Cucinare un orso non è un libro di cooking estremo e non è (solo) un giallo scandinavo, anche se incentrato su un'indagine a Nord del mondo. Un orso viene cotto e assaggiato, ma la sua apparizione è un cameo, e il grande plantigrado è il miglior attore non protagonista della complessa vicenda raccontata in oltre 400 pagine.
Mikael Niemi aveva già scritto un brillante romanzo investigativo, L'uomo che morì come un salmone dove la neve artica sporca di sangue ricordava la locandina di "Fargo", ma stavolta fa molto di più costruendo un'opera che ha i tratti del giallo storico nonché del trattato di storia naturale con preziosi intarsi antropologici e passi di profondo misticismo; l'autore mette al centro della sua trama un suo concittadino (entrambi sono nati nel Comune di Pajala, nella contea più a nord della Svezia) realmente esistito, Lars Levi Laestadius, classe 1800, pastore luterano di origini Sami, botanico che diede il suo nome oltre che a un salice, a un papavero e a diverse specie erbacee, anche ad un movimento di rinascita spirituale ispiratogli da una donna: Milla Clementsdotter.

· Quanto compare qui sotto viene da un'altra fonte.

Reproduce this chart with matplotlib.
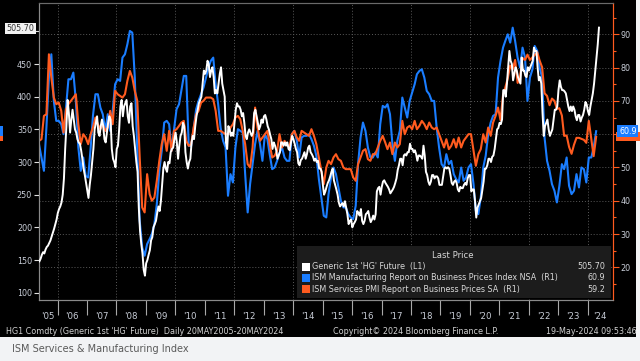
import matplotlib
matplotlib.use('Agg')
import matplotlib.pyplot as plt
import matplotlib.dates as mdates
from matplotlib.patches import Rectangle
from matplotlib.ticker import FixedLocator, FixedFormatter, MultipleLocator
import pandas as pd
import numpy as np

# ---------------- data ----------------
copper_start = '2005-05-20'
copper_end = '2024-05-20'
c2005 = [148, 152, 158, 162, 160, 166, 170, 172, 176, 180, 186, 192, 198, 205, 212]
c2006 = [222, 228, 232, 238, 250, 275, 320, 355, 395, 375, 345, 365, 380, 365, 350, 345, 335, 330, 328, 318, 305, 290, 280, 268]
c2007 = [255, 245, 265, 280, 300, 320, 350, 360, 370, 345, 340, 355, 365, 355, 335, 330, 345, 360, 370, 365, 320, 305, 300, 292]
c2008 = [320, 325, 350, 385, 395, 370, 385, 390, 395, 370, 360, 385, 390, 355, 340, 320, 300, 285, 230, 195, 175, 160, 135, 126]
c2009 = [145, 150, 158, 165, 180, 185, 200, 205, 210, 222, 232, 225, 240, 265, 290, 300, 290, 285, 300, 298, 315, 320, 322, 335]
c2010 = [345, 330, 305, 325, 340, 345, 360, 355, 315, 300, 290, 300, 305, 330, 340, 335, 355, 370, 380, 390, 395, 400, 420, 440]
c2011 = [435, 440, 455, 450, 430, 440, 445, 430, 405, 410, 405, 420, 435, 445, 420, 410, 400, 330, 320, 355, 350, 340, 345, 340]
c2012 = [360, 380, 390, 385, 385, 380, 370, 375, 360, 340, 335, 345, 350, 345, 340, 345, 375, 380, 370, 360, 350, 355, 365, 360]
c2013 = [370, 372, 365, 355, 350, 342, 335, 320, 330, 325, 318, 305, 310, 315, 330, 330, 325, 330, 325, 330, 320, 318, 330, 340]
c2014 = [335, 328, 320, 315, 298, 295, 303, 305, 310, 315, 305, 312, 322, 325, 315, 312, 308, 302, 305, 300, 302, 290, 290, 285]
c2015 = [265, 250, 255, 262, 268, 272, 278, 285, 290, 272, 265, 258, 250, 238, 232, 235, 237, 232, 240, 230, 220, 205, 210, 212]
c2016 = [200, 205, 208, 212, 225, 222, 218, 228, 210, 205, 210, 220, 222, 225, 215, 208, 212, 218, 212, 220, 255, 260, 262, 250]
c2017 = [262, 270, 272, 268, 265, 262, 258, 252, 255, 258, 262, 268, 275, 288, 295, 305, 305, 295, 310, 312, 310, 315, 315, 328]
c2018 = [320, 320, 315, 318, 312, 302, 310, 310, 308, 305, 325, 310, 285, 280, 270, 265, 270, 280, 280, 275, 278, 278, 275, 265]
c2019 = [265, 265, 278, 290, 292, 290, 292, 290, 280, 268, 265, 270, 272, 268, 258, 255, 262, 260, 260, 265, 268, 265, 275, 280]
c2020 = [280, 255, 258, 258, 240, 215, 230, 235, 240, 245, 258, 270, 290, 290, 295, 305, 305, 300, 308, 310, 320, 335, 350, 352]
c2021 = [360, 358, 365, 410, 410, 400, 420, 445, 470, 455, 450, 425, 435, 445, 440, 430, 425, 420, 460, 440, 440, 432, 430, 445]
c2022 = [440, 445, 450, 455, 475, 470, 470, 445, 425, 430, 420, 375, 340, 355, 360, 365, 350, 340, 345, 350, 365, 380, 380, 385]
c2023 = [410, 425, 415, 410, 410, 408, 405, 395, 385, 378, 385, 378, 385, 380, 370, 364, 372, 372, 362, 368, 372, 380, 392, 388]
c2024 = [378, 372, 385, 395, 405, 420, 440, 460, 480, 505.7]

ism_start = '2005-05'
ism_end = '2024-04'
mfg_prices = [
    57, 53, 49, 62, 77, 84, 70, 64,
    64, 63, 60, 68, 76.5, 76.5, 78.5, 70, 56, 49, 53, 47.5,
    47, 56, 65.5, 72, 72, 68, 66, 61, 66, 61, 67, 75,
    76.5, 76, 83, 84, 87, 91, 90.5, 77, 55, 34, 26, 23.5,
    27, 28.5, 30, 33, 39, 49, 55, 63.5, 64, 63, 55, 61.5,
    67.5, 69, 73, 77.5, 77.5, 56.5, 56.5, 61.5, 67.5, 70, 72, 74,
    77, 80, 82, 83, 75, 69, 62, 58, 56, 41.5, 48, 45.5,
    56, 61.5, 61, 60.5, 48, 36.5, 45, 51, 57, 61, 57, 52,
    60, 58.5, 54, 49.5, 50, 52, 54.5, 56, 53, 52, 52, 60,
    61, 58, 53, 59, 59.5, 59.5, 60, 58.5, 56.5, 53.5, 46.5, 41,
    35.5, 35, 42, 47, 50, 48, 44, 40, 38, 38, 36, 35,
    34.5, 38.5, 51, 59, 63.5, 61, 56, 53, 53, 54.5, 53, 63,
    68.5, 68, 69, 66, 57, 52, 58, 61, 71, 68, 65, 70,
    72.5, 75, 78, 79, 79.5, 77, 73, 72, 70, 70, 62, 56,
    51, 50, 54, 51, 52, 48, 46.5, 45.5, 50, 46, 47, 50,
    51, 45, 37, 36, 41, 50, 53.5, 60, 63.5, 65.5, 66, 77,
    82, 86, 88, 90, 87.5, 92, 88, 83, 80, 86, 83, 70,
    77, 79.5, 86.5, 85, 80, 77, 59, 52, 49, 45, 43, 39.5,
    44.5, 51, 49.5, 53, 44.5, 42, 43, 48, 44, 50, 49.5, 45.5,
    53, 53, 56, 60.9]
svc_prices = [
    58, 58.5, 65.5, 66, 84, 77, 71, 69,
    69.5, 67, 60.5, 67.5, 69, 70, 71, 72, 63, 57, 60, 59,
    57, 60, 62, 65, 63, 61.5, 63, 61, 62, 67, 63, 73,
    72, 71.5, 71, 72, 76, 79, 77, 73, 70, 53, 38, 36.5,
    48, 42, 40, 41, 46, 52, 57, 60, 55, 61, 55, 61,
    61.5, 62.5, 63.5, 64, 58, 56.5, 57, 62, 66, 67, 69.5, 70,
    71, 71, 71, 70.5, 67, 61, 61, 60.5, 60, 60, 62, 63,
    65, 65.5, 64.5, 61, 57, 51, 50, 56, 68, 62, 58, 59,
    60, 61, 57, 53, 53.5, 55, 60, 56, 58, 57, 56, 60,
    61, 59, 58, 61, 60.5, 60, 59.5, 61.5, 59.5, 57, 53, 49,
    45, 50, 52, 51, 53, 54, 52.5, 52, 50, 49.5, 49.5, 49.5,
    47, 46, 51, 53, 55, 55.5, 52.5, 52, 54, 54, 56, 58,
    59.5, 57.5, 55.5, 57.5, 54, 57.5, 56, 57, 64, 60, 62, 62.5,
    61.5, 64, 61.5, 62.5, 64, 63, 61.5, 63.5, 62, 61.5, 62, 60,
    58, 56, 58.5, 55.5, 56.5, 58.5, 56, 59, 56, 58, 59, 60,
    60, 55, 50.5, 54, 55.5, 60, 57.5, 62, 59.5, 63.5, 65.5, 68,
    64.2, 71.8, 74, 76.8, 80.6, 79.5, 82.3, 75.4, 77.5, 82.9, 82.3, 83.9,
    82.3, 83.1, 83.8, 84.6, 82.1, 80.1, 72.3, 71.5, 68.7, 70.7, 70, 67.6,
    67.8, 65.6, 59.5, 59.6, 56.2, 54.1, 56.8, 58.9, 58.9, 58.6, 58.3, 57.4,
    64, 58.6, 53.4, 59.2]

year_labels = ["'05", "'06", "'07", "'08", "'09", "'10", "'11", "'12", "'13", "'14",
               "'15", "'16", "'17", "'18", "'19", "'20", "'21", "'22", "'23", "'24"]
left_ticks = [100, 150, 200, 250, 300, 350, 400, 450, 500]
left_tick_labels = ['100', '150', '200', '250', '300', '350', '400', '450', '']
right_ticks = [20, 30, 40, 50, 60, 70, 80, 90]
right_tick_labels = ['20', '30', '40', '50', '', '70', '80', '90']

legend_names = ["Generic 1st 'HG' Future  (L1)",
                "ISM Manufacturing Report on Business Prices Index NSA  (R1)",
                "ISM Services PMI Report on Business Prices SA  (R1)"]
legend_values = ["505.70", "60.9", "59.2"]

# ---------------- build series ----------------
copper = (c2005 + c2006 + c2007 + c2008 + c2009 + c2010 + c2011 + c2012 + c2013 + c2014 +
          c2015 + c2016 + c2017 + c2018 + c2019 + c2020 + c2021 + c2022 + c2023 + c2024)
copper_dates = pd.date_range(copper_start, copper_end, periods=len(copper))
ism_dates = pd.date_range(ism_start, ism_end, freq='MS') + pd.Timedelta(days=14)

WHITE = '#ffffff'
BLUE = '#1a7dff'
ORANGE = '#ff5b1f'
LABEL = '#c9ced8'
FS = 5.8

W, H = 640, 361
fig = plt.figure(figsize=(6.4, 3.61), dpi=100, facecolor='#f2f3f5')

def fx(x):
    return x / W

def fy(y):
    return 1 - y / H

# black panel
fig.add_artist(Rectangle((0, fy(337)), fx(636), 337 / H, transform=fig.transFigure,
                         facecolor='black', edgecolor='none', zorder=-10))

pos = [fx(39), fy(300), (613 - 39) / W, (300 - 3) / H]
ax = fig.add_axes(pos)          # right axis (ISM)
ax.set_facecolor('black')
ax2 = ax.twinx()                # left axis (copper), drawn on top
ax2.set_facecolor('none')
ax.yaxis.tick_right()
ax.yaxis.set_label_position('right')
ax2.yaxis.tick_left()
ax2.yaxis.set_label_position('left')

xmin = pd.Timestamp('2005-05-15')
xmax = pd.Timestamp('2024-11-10')
ax.set_xlim(xmin, xmax)
ax.set_ylim(10.2, 99.4)
ax2.set_ylim(88.8, 543.4)

# grid
for yv in right_ticks:
    ax.axhline(yv, color='#5a5a5a', lw=0.7, ls=(0, (1, 2)), zorder=0.5)
for yr in range(2006, 2025, 2):
    ax.axvline(pd.Timestamp(f'{yr}-01-01'), color='#5a5a5a', lw=0.7, ls=(0, (1, 2)), zorder=0.5)

ax.plot(ism_dates, mfg_prices, color=BLUE, lw=1.5, zorder=3)
ax.plot(ism_dates, svc_prices, color=ORANGE, lw=1.5, zorder=4)
ax2.plot(copper_dates, copper, color=WHITE, lw=1.4, zorder=5)

# spines
for a in (ax, ax2):
    for s in a.spines.values():
        s.set_color('#8a8a8a')
        s.set_linewidth(0.8)
    a.spines['right'].set_color(ORANGE)
    a.spines['top'].set_color('#6a6a6a')

# right axis ticks
ax.yaxis.set_major_locator(FixedLocator(right_ticks))
ax.yaxis.set_major_formatter(FixedFormatter(right_tick_labels))
ax.yaxis.set_minor_locator(MultipleLocator(5))
ax.tick_params(axis='y', which='major', colors=ORANGE, labelcolor=LABEL, length=4, width=0.8,
               pad=1.2, labelsize=FS, direction='out', left=False, labelleft=False,
               right=True, labelright=True)
ax.tick_params(axis='y', which='minor', colors=ORANGE, length=2.5, width=0.8, direction='out',
               left=False, right=True)

# left axis ticks
ax2.yaxis.set_major_locator(FixedLocator(left_ticks))
ax2.yaxis.set_major_formatter(FixedFormatter(left_tick_labels))
ax2.tick_params(axis='y', which='major', colors='#e0e0e0', labelcolor=LABEL, length=3.5, width=0.8,
                pad=1.5, labelsize=FS, direction='out', left=True, labelleft=True,
                right=False, labelright=False)

# x ticks
years = [pd.Timestamp(f'{y}-01-01') for y in range(2006, 2025)]
ax.xaxis.set_major_locator(FixedLocator(mdates.date2num(years)))
ax.xaxis.set_major_formatter(FixedFormatter([''] * len(years)))
lab_pos = [mdates.date2num(xmin) / 2 + mdates.date2num(pd.Timestamp('2006-01-01')) / 2]
lab_pos += [mdates.date2num(pd.Timestamp(f'{y}-07-01')) for y in range(2006, 2024)]
lab_pos += [mdates.date2num(pd.Timestamp('2024-01-01')) / 2 + mdates.date2num(xmax) / 2]
ax.xaxis.set_minor_locator(FixedLocator(lab_pos))
ax.xaxis.set_minor_formatter(FixedFormatter(year_labels))
ax.tick_params(axis='x', which='major', colors='#a8a8a8', length=11, width=0.8, direction='out')
ax.tick_params(axis='x', which='minor', length=0, pad=8.5, labelsize=FS + 0.4, labelcolor=LABEL)
ax2.tick_params(axis='x', which='both', length=0, labelbottom=False)

# last-value boxes
fig.text(fx(20.5), fy(28.5), '505.70', ha='center', va='center', fontsize=FS, color='#333333',
         bbox=dict(boxstyle='square,pad=0.18', facecolor='#f2f2f2', edgecolor='none'))
# orange last-value tag mostly hidden behind the blue one
fig.add_artist(Rectangle((fx(616), fy(141.5)), 24 / W, 9 / H, transform=fig.transFigure,
                         facecolor=ORANGE, edgecolor='none'))
fig.text(fx(619), fy(131.1), '60.9', ha='left', va='center', fontsize=FS, color='white',
         bbox=dict(boxstyle='square,pad=0.2', facecolor=BLUE, edgecolor='none'))
fig.add_artist(Rectangle((0, fy(136)), fx(3), 10 / H, transform=fig.transFigure,
                         facecolor=BLUE, edgecolor='none'))
fig.add_artist(Rectangle((0, fy(141)), fx(3), 5 / H, transform=fig.transFigure,
                         facecolor=ORANGE, edgecolor='none'))

# legend panel
fig.add_artist(Rectangle((fx(297), fy(298)), (611 - 297) / W, (298 - 246) / H,
                         transform=fig.transFigure, facecolor='#1c1c1c', edgecolor='none', zorder=6))
fig.text(fx(453), fy(255.5), 'Last Price', ha='center', va='center', fontsize=FS + 0.3,
         color='#d8d8d8', zorder=7)
row_y = [266.5, 277.7, 289]
for name, val, col, yy in zip(legend_names, legend_values, [WHITE, BLUE, ORANGE], row_y):
    fig.add_artist(Rectangle((fx(302), fy(yy + 4)), 8 / W, 8 / H, transform=fig.transFigure,
                             facecolor=col, edgecolor='none', zorder=7))
    fig.text(fx(312.5), fy(yy), name, ha='left', va='center', fontsize=FS, color='#d8d8d8', zorder=7)
    fig.text(fx(605.5), fy(yy), val, ha='right', va='center', fontsize=FS, color='#d8d8d8', zorder=7)

# footer texts
fig.text(fx(6), fy(331.7), "HG1 Comdty (Generic 1st 'HG' Future)  Daily 20MAY2005-20MAY2024",
         ha='left', va='center', fontsize=FS, color='#d0d0d0')
fig.text(fx(333), fy(331.7), "Copyright\u00a9 2024 Bloomberg Finance L.P.",
         ha='left', va='center', fontsize=FS, color='#d0d0d0')
fig.text(fx(637), fy(331.7), "19-May-2024 09:53:46",
         ha='right', va='center', fontsize=FS, color='#d0d0d0')
fig.text(fx(12), fy(349), "ISM Services & Manufacturing Index",
         ha='left', va='center', fontsize=7, color='#5a5a5a')

fig.savefig('out.png', dpi=100, facecolor=fig.get_facecolor())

Laestadius è un erudito con doti di investigatore deduttivo che sfida i lettori e il suo discepolo nella caccia all'assassino, come già Guglielmo da Baskerville del poderoso esercizio storico del "Nome della Rosa", richiamato dall'editore italiano, Iperborea, nella seconda di copertina; ma qui detective e assistente hanno, oltre a intelletto e spirito, anime lacerate, corpi straziati grondanti umori terrestri, il sangue e il sudore che la sauna lava via periodicamente e provvisoriamente; soprattutto ferite malamente rimarginate e infanzie che neanche i protagonisti dei romanzi di Agota Kristoff.
Cucinare un orso è anche la storia eternamente attuale della paura del diverso, della persecuzione di una minoranza, dell'accanimento contro gli inermi e del sopruso dell'istituzione corrotta (dalla sete di potere e acquavite, nella fattispecie); Jussi, il protetto di Laestadius e suo assistente nell'indagine, è un giovane Sami, profugo di montagna che il pastore di anime raccoglie e alleva facendogli il dono della scrittura e dell'amore per i libri senza riuscire a elargirgli però quello della fede religiosa "Gesù è morto, e non è resuscitato" , è la risposta del ragazzo in catene che al tentativo estremo di una conversione oppone al Credo religioso il valore del proprio io, un io che "non è superbia, è quel che è rimasto di me dopo che mi hanno quasi ucciso".
Una posizione molto laica che fatalmente viene messa in atto da un uomo che di fatto prende su di sé il male del mondo, che appena riesce ad assemblare una sua natività deve darsi alla fuga, non in Egitto ma per le terre del Nord, come un animale braccato; un capro espiatorio il cui corpo martoriato è quello di Cristo deposto dalla croce e che , in certi passaggi descrittivi di crudo realismo, richiama alla mente anche la passione umana di Stefano Cucchi.
La salvezza e il riscatto vengono dalle donne, non si svela di più, e dalla conoscenza, dalla capacità di narrare, ricordare e farsi ricordare (esattamente come accade nell'ultimo film di Zemeckis, Benvenuti a Marwen, visionaria e disarmante levata di scudi creativi e amore femminile contro la ferocia degli umani e del mondo e il dolore che lo abita)
E allora cucinare un orso, e accostarcisi come a un'eucarestia, diventa cibarsi della conoscenza, esporsi al rischio per conquistare la libertà. Un altro Levi, Primo, ha mangiato la carne di un orso, e lo spiegato in "Ferro", uno dei 21 indimenticabili racconti chimici della raccolta Il sistema periodico, che ha protagonista lo scrittore e il suo amico, Sandro Del Mastro, pastore di pecore, compagno di studi che gli sarà guida per sentieri di montagna dove si accendeva di felicità contagiosa, e che poi cadrà per mano di un quindicenne ragazzo di Salò. Del Mastro che usava dire "il peggio che ci possa capitare è di assaggiare la carne dell'orso". Scrive Levi: "Tornammo a valle coi nostri mezzi e al locandiere, che ci chiedeva ridacchiando come ce la eravamo passata, e intanto sogguardava i nostri visi stralunati, rispondemmo sfrontatamente che avevamo fatto un’ottima gita, pagammo il conto e ce ne andammo con dignità. Era questa, la carne dell’orso: ed ora, che sono passati molti anni, rimpiango di averne mangiata poca, poiché, di tutto quanto la vita mi ha dato di buono, nulla ha avuto, neppure alla lontana, il sapore di quella carne, che è il sapore di essere forti e liberi, liberi anche di sbagliare, e padroni del proprio destino”.